Holy Blood of Weingarten by Cornelis Galle (1615-1678). 1 copy worldwide.
Cornelis Galle the Younger / [Holy Blood of Weingarten]. S. Sanguis Christi In Monasterio Weingartensi. Gebett. Von dem H. Blut Christi. O Her: Jesu Christe der du von Him[m]eln … S.l. [likely Antwerp]: “C. Galle,” s.a. [17th century]. [9.6 x 7.2 cm], [1] f. engraving. Well preserved.
Very rare (1 example worldwide: Museum Catharijneconvent, Utrecht) German-language devotional engraving by the Antwerp printmaker Cornelis Galle the Younger (1615-1678). The print depicts the reliquary containing the Blood of Christ famously housed at Weingarten Abbey (near Ravensburg, in Baden-Württemberg), which is depicted in the distance.
Saints Francis and Benedict are shown kneeling in veneration of the relic, and at the foot of the print is the German prayer “On the Holy Blood of Christ.”
The Blood of Christ was collected at the Crucifixion by St. Longinus, who preserved it in a box, which later was buried at Mantua. It was rediscovered in 804 but reburied during the Norman invasions. In 1048 it was again rediscovered and divided into three parts, one of which remained at Mantua, one of which was sent to Rome, and one of which was given to Emperor Henry III. Henry’s share was passed down and came to Weingarten in the 1090s. It is venerated in a procession (the Blutritt) on the Friday after the feast of the Ascension (see the monumental N. Kruse & H. U. Rudolf, 900 Jahre Heilig-Blut-Verehrung in Weingarten, 1094-1994, 3 vols.).

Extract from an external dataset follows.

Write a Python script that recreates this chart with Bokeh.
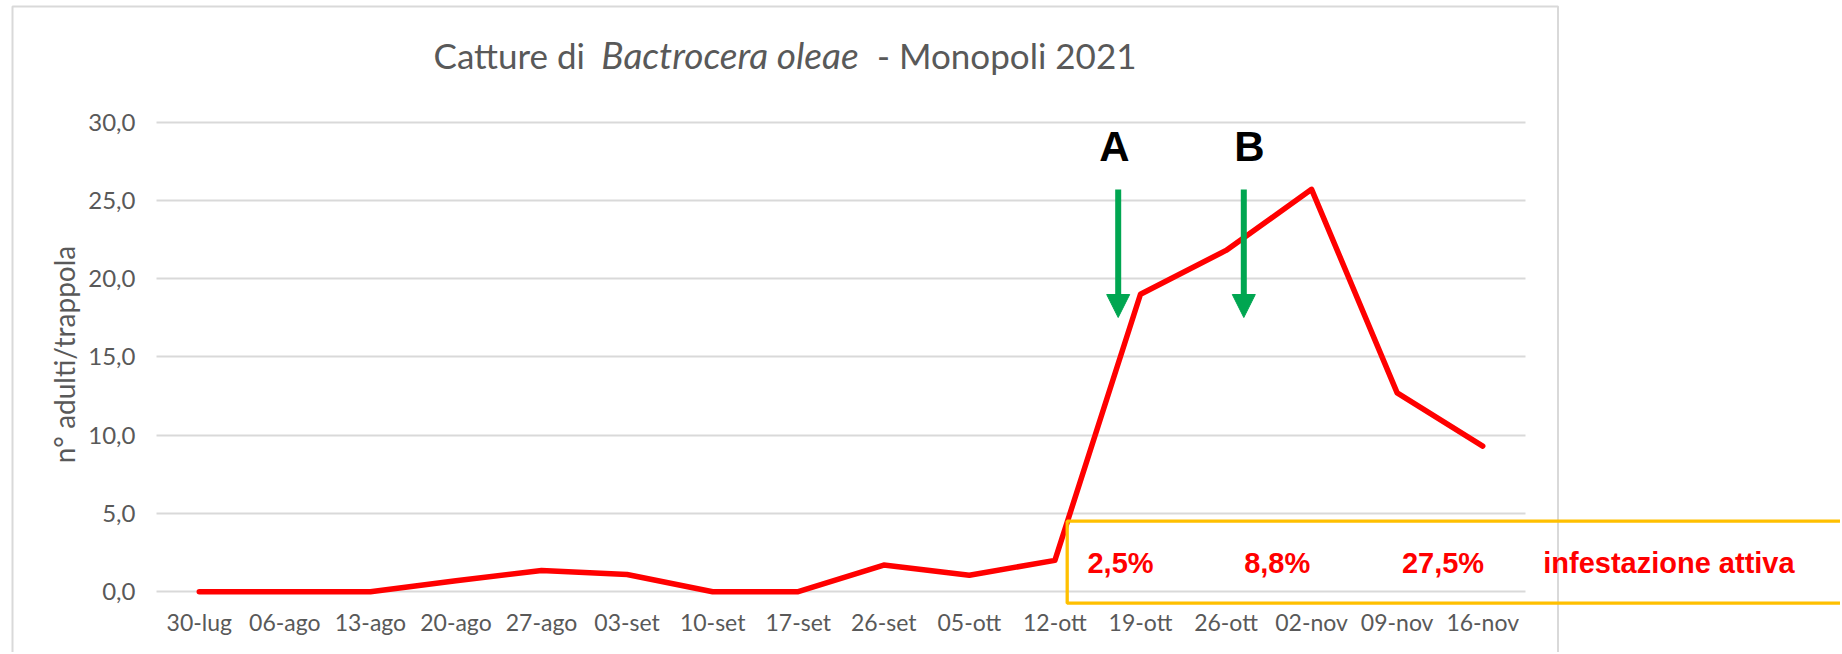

This print is not recorded in the Galle volumes of New Hollstein or in Kruse & Rudolf, but a copy on vellum is preserved at the Museum Catharijneconvent (RMCC dp221) where it is the verso of a bidprent commemorating a death in 1821, a fact which suggests that the plate survived at least into the nineteenth century. A copy is also illustrated (without comment) in Rond den Heerd: Een leer- en leesblad voor alle lieden, vol. 7, no 22 (27 April 1872), p. 189. A similar design by Cornelis Galle, in which Francis and Benedict are replaced by Welf IV and Judith of Flanders, is better known (see Kruse & Rudolf, vol. 1, Abb. 185, and British Museum 1891,0414.708).